Simulating this (after assigning the function to the variable model) would look something like:

using DifferentialEquations
using Plots

p = [10, 2, 1.1]
tspan = (0., 20.)
u0 = vcat(1., fill(0., Int(p[1])))

prob = ODEProblem(model, u0, tspan, p)
sol = solve(prob)
plot(sol, alpha=0.2, label="")
plot!(sol, vars=[1], color=1)

The interface could be tidied up a bit by allowing automatic expansion of the u0 array in the ODEProblem overload, tweaking the solution object or the plot recipe to ignore the internal variables, and substituting the x_internals variable names with something that won't collide with user-defined variables or parameters.

However, I currently don't see how to nicely implement this since I don't see a simple way of making this work with the calculation of the Jacobian, etc.
Am I missing anything here?

A simpler, but less appealing alternative

A less appealing alternative would be to not allow α to be a free parameter but ensure that it is statically set before the construction of a new array of Equations. The transformation could then be something which took

eqs = [D(x(t)) ~ x(t - Gamma(3, β)) - d_x * x(t)]

and created some internal variables and then spat out

eqs = [
    D(x(t)) ~ x_internal[3] - d_x * x(t),
    D(x_internal[1]) ~ β * (x(t) - x_internal[1]),
    D(x_internal[2]) ~ β * (x_internal[1] - x_internal[2]),
    D(x_internal[3]) ~ β * (x_internal[2] - x_internal[3]),
]

Here, all the downstream calculations would be given for free, but one would have to create a whole new object every time one wished to change the α parameter.

Does anyone have a better idea of how to implement this? And if not, which of the two would be preferred?

[ChrisRackauckas]

I kind of like the second, since then it would work in general and all acceleration would work. But I understand the issue there. Maybe there can be DistributedDelaySystem for defining these equations, and the transformation function can then take in the parameters required to convert to an ODESystem, or if you compile it directly you get your first version?

[sdwfrost]

A distributed delay approach would be really handy right now - is there any progress on this?

[ChrisRackauckas]

Not on my end. But I like what @korsbo created here, so I would be happy to get it added to the library.

[sdwfrost]

Are 'standard' fixed delays (x(t-\tau)) implemented (or on the timeline)? For distributed delays, I'll see what I can do with @korsbo's suggestion.
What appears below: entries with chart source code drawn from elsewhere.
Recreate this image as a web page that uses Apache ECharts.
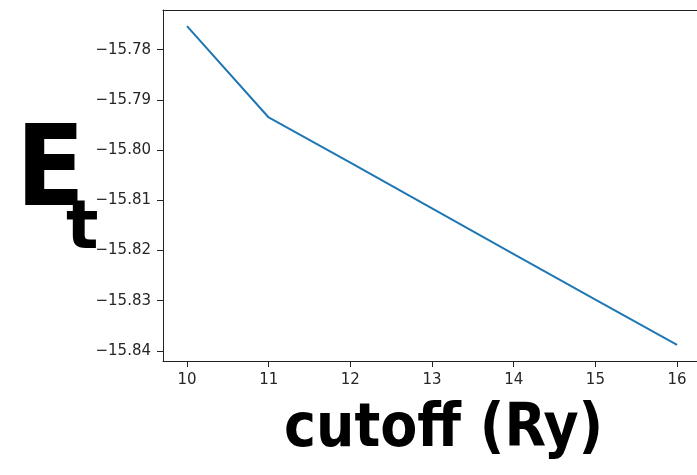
<!DOCTYPE html>
<html>
<head>
<meta charset="utf-8">
<script src="https://cdn.jsdelivr.net/npm/echarts@6/dist/echarts.min.js"></script>
<style>
  html, body { margin: 0; padding: 0; background: #fff; }
  #chart { width: 697px; height: 475px; }
</style>
</head>
<body>
<div id="chart"></div>
<script>
// cutoff in Ry vs total energy
const cutoffs = [10, 11, 12, 13, 14, 15, 16]
const energies = [-15.7753, -15.7935, -15.8025, -15.8116, -15.8207, -15.8298, -15.8388]
const xTicks = [10, 11, 12, 13, 14, 15, 16]
const yTicks = [-15.84, -15.83, -15.82, -15.81, -15.80, -15.79, -15.78]

let chart = echarts.init(document.getElementById('chart'))

const tickFont = {
  color: '#262626',
  fontSize: 15,
  fontFamily: 'DejaVu Sans',
}
const spine = { show: true, onZero: false, lineStyle: { color: '#222', width: 1 } }

chart.setOption({
  animation: false,
  grid: {
    left: 163,
    top: 10,
    right: 0,
    bottom: 114,
  },
  xAxis: [
    {
      type: 'value',
      // the right spine is cut off by the picture edge
      min: 9.706,
      max: 16.244,
      splitLine: { show: false },
      axisLine: spine,
      axisTick: {
        show: true,
        customValues: xTicks,
        length: 6,
        lineStyle: { color: '#222' },
      },
      axisLabel: {
        customValues: xTicks,
        margin: 12,
        ...tickFont,
      },
    },
    {
      // top spine only
      type: 'value',
      position: 'top',
      min: 9.706,
      max: 16.244,
      splitLine: { show: false },
      axisLine: spine,
      axisTick: { show: false },
      axisLabel: { show: false },
    },
  ],
  yAxis: {
    type: 'value',
    min: -15.842,
    max: -15.7721,
    splitLine: { show: false },
    axisLine: spine,
    axisTick: {
      show: true,
      customValues: yTicks,
      length: 6,
      lineStyle: { color: '#222' },
    },
    axisLabel: {
      customValues: yTicks,
      margin: 12,
      ...tickFont,
      formatter: (v) => '\u2212' + Math.abs(v).toFixed(2),
    },
  },
  series: [
    {
      type: 'line',
      data: cutoffs.map((c, i) => [c, energies[i]]),
      showSymbol: false,
      lineStyle: { color: '#1f77b4', width: 2 },
    },
  ],
  // handwritten axis labels
  graphic: [
    {
      type: 'text',
      left: 16,
      top: 120,
      style: {
        text: 'E',
        font: 'bold 112px "DejaVu Sans Condensed", "DejaVu Sans"',
        fill: '#000',
      },
    },
    {
      type: 'text',
      left: 66,
      top: 196,
      style: {
        text: 't',
        font: 'bold 68px "DejaVu Sans"',
        fill: '#000',
      },
    },
    {
      type: 'text',
      left: 284,
      top: 400,
      style: {
        text: 'cutoff (Ry)',
        font: 'bold 60px "DejaVu Sans Condensed", "DejaVu Sans"',
        fill: '#000',
      },
    },
  ],
})
</script>
</body>
</html>
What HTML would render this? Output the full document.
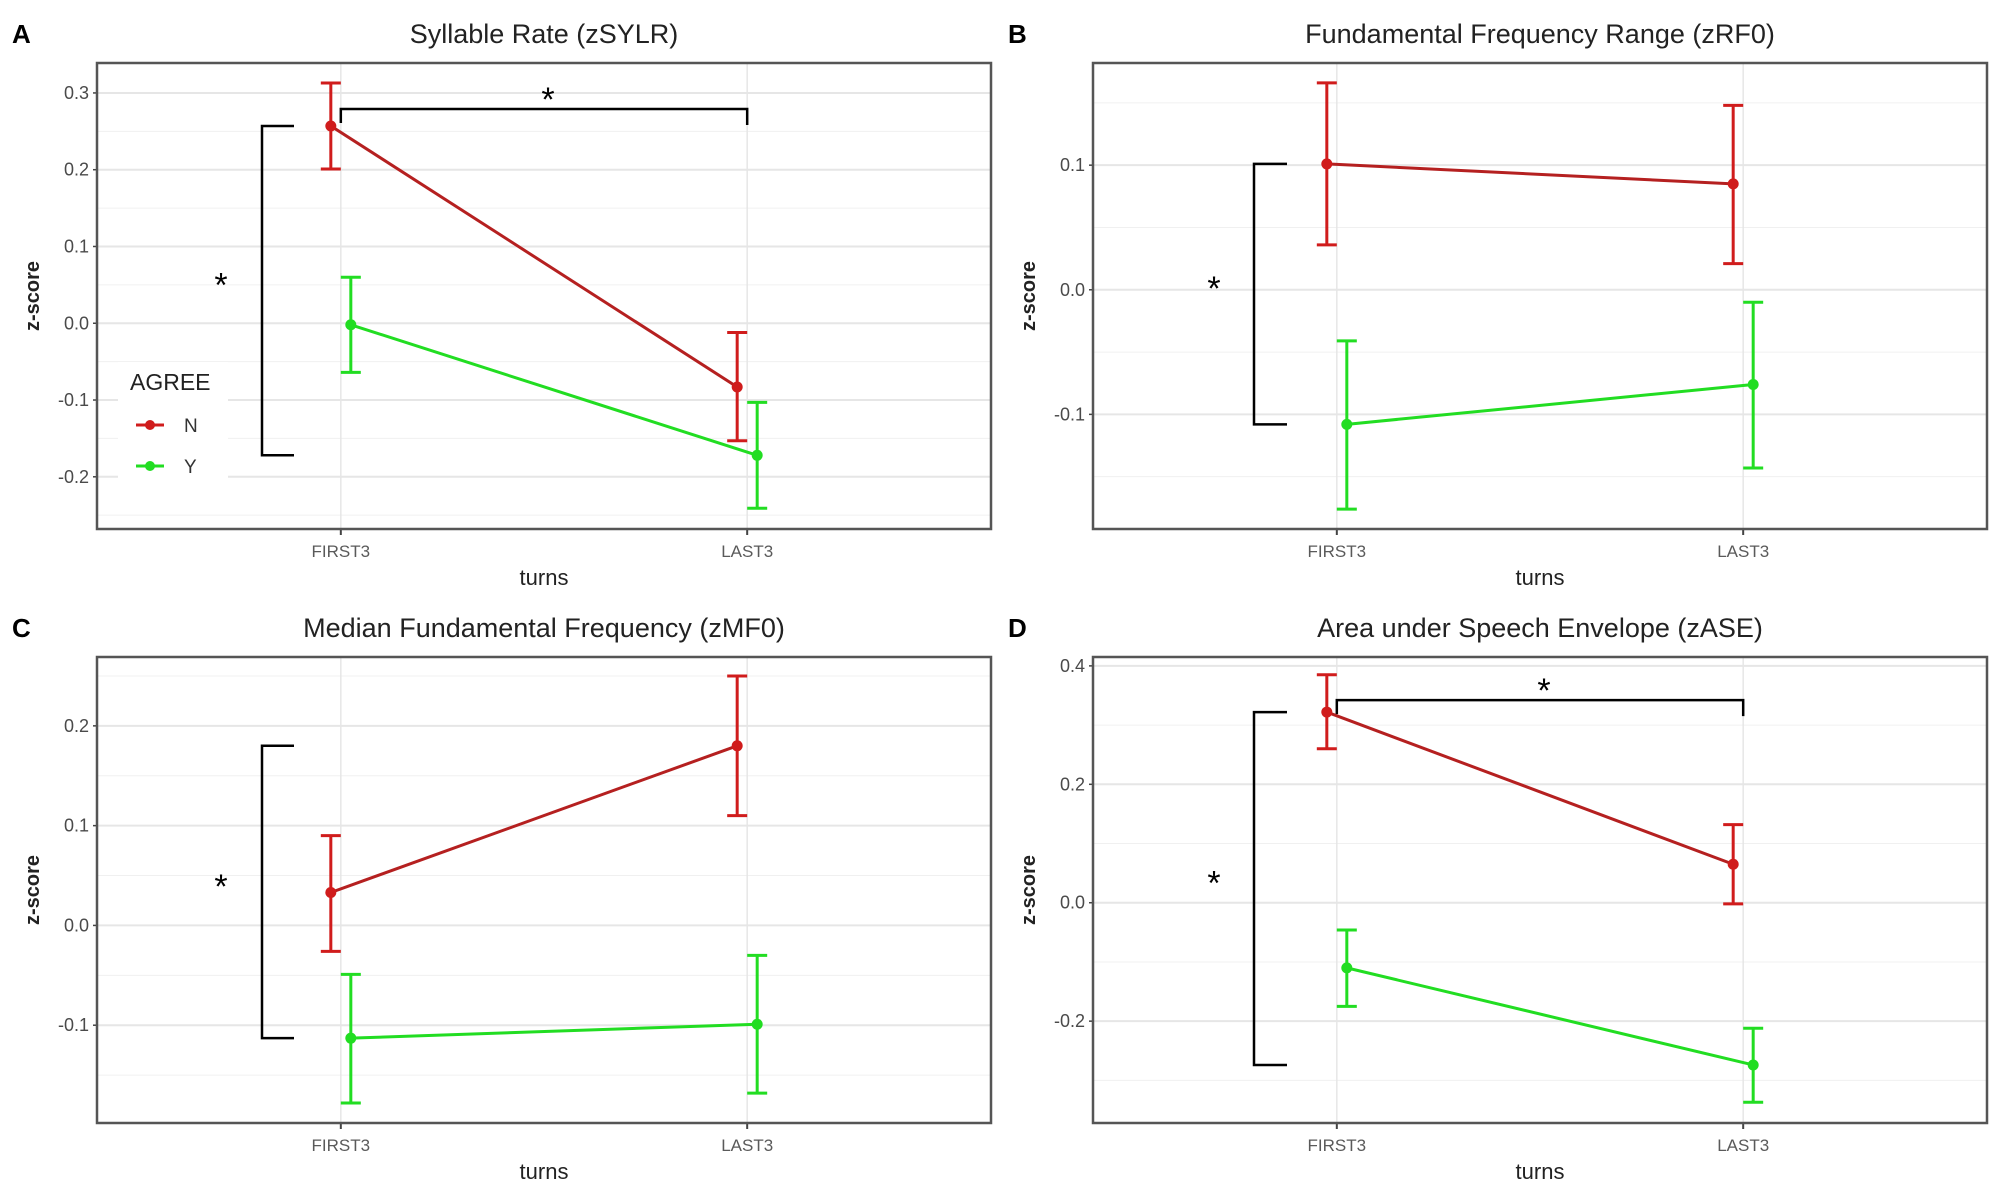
<!DOCTYPE html>
<html><head><meta charset="utf-8"><style>
html,body{margin:0;padding:0;background:#fff;}
svg{display:block;font-family:"Liberation Sans",sans-serif;}
</style></head><body>
<svg id="fig" width="2008" height="1201" viewBox="0 0 2008 1201"></svg>
<script>
const categories = ["FIRST3","LAST3"];
const titles = ["Syllable Rate (zSYLR)","Fundamental Frequency Range (zRF0)","Median Fundamental Frequency (zMF0)","Area under Speech Envelope (zASE)"];
const panelLetters = ["A","B","C","D"];
const nMean = [[0.257,-0.083],[0.101,0.085],[0.033,0.180],[0.322,0.065]];
const nLow  = [[0.201,-0.153],[0.036,0.021],[-0.026,0.110],[0.260,-0.002]];
const nHigh = [[0.313,-0.012],[0.166,0.148],[0.090,0.250],[0.385,0.132]];
const yMean = [[-0.002,-0.172],[-0.108,-0.076],[-0.113,-0.099],[-0.110,-0.274]];
const yLow  = [[-0.064,-0.241],[-0.176,-0.143],[-0.178,-0.168],[-0.175,-0.337]];
const yHigh = [[0.060,-0.103],[-0.041,-0.010],[-0.049,-0.030],[-0.046,-0.212]];
const yDomains = [[-0.268,0.339],[-0.192,0.182],[-0.198,0.269],[-0.372,0.415]];
const majorTicks = [[-0.2,-0.1,0.0,0.1,0.2,0.3],[-0.1,0.0,0.1],[-0.1,0.0,0.1,0.2],[-0.2,0.0,0.2,0.4]];
const tickLabels = [["-0.2","-0.1","0.0","0.1","0.2","0.3"],["-0.1","0.0","0.1"],["-0.1","0.0","0.1","0.2"],["-0.2","0.0","0.2","0.4"]];
const minorStep = [0.05,0.05,0.05,0.1];
const hasTopBracket = [true,false,false,true];

const NS="http://www.w3.org/2000/svg";
const svg=document.getElementById('fig');
function mk(tag,attrs,parent){const e=document.createElementNS(NS,tag);for(const k in attrs)e.setAttribute(k,attrs[k]);(parent||svg).appendChild(e);return e;}
const boxes=[{x:97,y:63},{x:1093,y:63},{x:97,y:657},{x:1093,y:657}];
const W=894,H=466;
const RED="#d01c1c",REDL="#b52020",GREEN="#22dd22";

for(let p=0;p<4;p++){
  const b=boxes[p];
  const g=mk('g',{});
  
  
  const [d0,d1]=yDomains[p];
  const ys=v=>b.y+H-(v-d0)/(d1-d0)*H;
  const xs=i=>b.x+W*(0.6+i)/2.2;
  const st=minorStep[p];
  for(let v=Math.ceil(d0/st)*st;v<=d1;v+=st){
    const l=mk('line',{x1:b.x,x2:b.x+W,y1:ys(v),y2:ys(v),stroke:'#f0f0f0','stroke-width':1},g);
    
    
  }
  majorTicks[p].forEach((v,i)=>{
    const l=mk('line',{x1:b.x,x2:b.x+W,y1:ys(v),y2:ys(v),stroke:'#e6e6e6','stroke-width':2},g);
    
    
    const t=mk('text',{x:b.x-8,y:ys(v)+6,'text-anchor':'end','font-size':18,fill:'#4a4a4a'},g);
    t.textContent=tickLabels[p][i];
    
    
    mk('line',{x1:b.x-4,x2:b.x,y1:ys(v),y2:ys(v),stroke:'#444','stroke-width':1.5},g);
  });
  categories.forEach((c,i)=>{
    const l=mk('line',{x1:xs(i),x2:xs(i),y1:b.y,y2:b.y+H,stroke:'#e6e6e6','stroke-width':1.5},g);
    
    
    mk('line',{x1:xs(i),x2:xs(i),y1:b.y+H,y2:b.y+H+6,stroke:'#444','stroke-width':2},g);
    const t=mk('text',{x:xs(i),y:b.y+H+28,'text-anchor':'middle','font-size':17,fill:'#5a5a5a'},g);
    t.textContent=c;
    
    
  });
  if(p===0){
    const r=mk('rect',{x:118,y:362,width:110,height:125,fill:'#fff'},g);
    
    
  }
  const fr=mk('rect',{x:b.x,y:b.y,width:W,height:H,fill:'none',stroke:'#555','stroke-width':2.5},g);
  
  
  const tt=mk('text',{x:b.x+W/2,y:b.y-20,'text-anchor':'middle','font-size':27,fill:'#222'},g);
  tt.textContent=titles[p];
  
  
  const lt=mk('text',{x:b.x===97?12:1008,y:b.y-20,'font-size':26,'font-weight':'bold',fill:'#000'},g);
  lt.textContent=panelLetters[p];
  
  
  const xt=mk('text',{x:b.x+W/2,y:b.y+H+56,'text-anchor':'middle','font-size':22,fill:'#222'},g);
  xt.textContent='turns';
  
  
  const yx=b.x-58, yy=b.y+H/2;
  const yt=mk('text',{x:yx,y:yy,'text-anchor':'middle','font-size':20,'font-weight':'bold',fill:'#222',transform:`rotate(-90 ${yx} ${yy})`},g);
  yt.textContent='z-score';
  
  
  const series=[{m:nMean[p],lo:nLow[p],hi:nHigh[p],c:RED,lc:REDL,off:-10,n:'n'},{m:yMean[p],lo:yLow[p],hi:yHigh[p],c:GREEN,lc:GREEN,off:10,n:'y'}];
  series.forEach(s=>{
    const ln=mk('line',{x1:xs(0)+s.off,y1:ys(s.m[0]),x2:xs(1)+s.off,y2:ys(s.m[1]),stroke:s.lc,'stroke-width':3},g);
    
    
    for(let i=0;i<2;i++){
      const x=xs(i)+s.off;
      const eb=mk('path',{d:`M${x-10},${ys(s.hi[i])}H${x+10}M${x},${ys(s.hi[i])}V${ys(s.lo[i])}M${x-10},${ys(s.lo[i])}H${x+10}`,stroke:s.c,'stroke-width':3,fill:'none'},g);
      
      
      const pt=mk('circle',{cx:x,cy:ys(s.m[i]),r:5.5,fill:s.c},g);
      
      
    }
  });
  const bx=b.x===97?262:1254, tipx=b.x===97?294:1287;
  const botY = p===2 ? ys(yMean[p][0]) : (p===0? ys(yMean[p][1]) : ys(Math.min(yMean[p][0],yMean[p][1])));
  const topY = p===2 ? ys(nMean[p][1]) : ys(nMean[p][0]);
  const br=mk('path',{d:`M${tipx},${topY}H${bx}V${botY}H${tipx}`,stroke:'#000','stroke-width':2.5,fill:'none'},g);
  
  
  const sx=b.x===97?221:1214;
  const s1=mk('text',{x:sx,y:(topY+botY)/2+6,'text-anchor':'middle','font-size':34,fill:'#000'},g);
  s1.textContent='*';
  
  
  if(hasTopBracket[p]){
    const yb=ys(nMean[p][0])-(p===0?17:12);
    const tb=mk('path',{d:`M${xs(0)},${yb+14}V${yb}H${xs(1)}V${yb+16}`,stroke:'#000','stroke-width':2.5,fill:'none'},g);
    
    
    const s2=mk('text',{x:b.x+W/2+4,y:yb+2,'text-anchor':'middle','font-size':34,fill:'#000'},g);
    s2.textContent='*';
    
    
  }
}
const lg=mk('g',{});


const lt=mk('text',{x:130,y:390,'font-size':23,fill:'#222'},lg);
lt.textContent='AGREE';


[["N",RED,425],["Y",GREEN,466]].forEach(([lab,c,y])=>{
  const e=mk('g',{},lg);
  
  
  mk('line',{x1:136,x2:164,y1:y,y2:y,stroke:c,'stroke-width':3},e);
  mk('circle',{cx:150,cy:y,r:5,fill:c},e);
  const t=mk('text',{x:184,y:y+7,'font-size':19,fill:'#333'},e);
  t.textContent=lab;
});
</script>
</body></html>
Have you seen this discrete time implementation that does bookkeeping of time spent in a certain state?

[ChrisRackauckas]

Not quite yet: we need to make a DDESystem that lowers properly. It's planned to be done, but not finished yet. There's a few tricks that need to be worked out in the function generation. That said, everything on the DifferentialEquations.jl side is already ready of course: it's just an MTK thing.

[sdwfrost]

Hi, just following up - not on the distributed delay, which I understand needs more work on the symbolic side, but on the fixed delay side (x(t-\tau)). Feel free to assign me something if I can help - I just need a pointer.

Here's a simple example DDE model:

https://github.com/epirecipes/sir-julia/blob/master/markdown/dde/dde.md

[ChrisRackauckas]

DDEs are fairly difficult. To illustrate this, I wrote down exactly what needs to be done:

#955

If you want to take a crack at it, see if you can get a good automatic detector for delay terms in the RHS, along with an @rule application for swapping to an h(p,t) term. We can take that discussion all to that issue. I don't think this one will take a day to crack, but a good dedicated 2 weeks.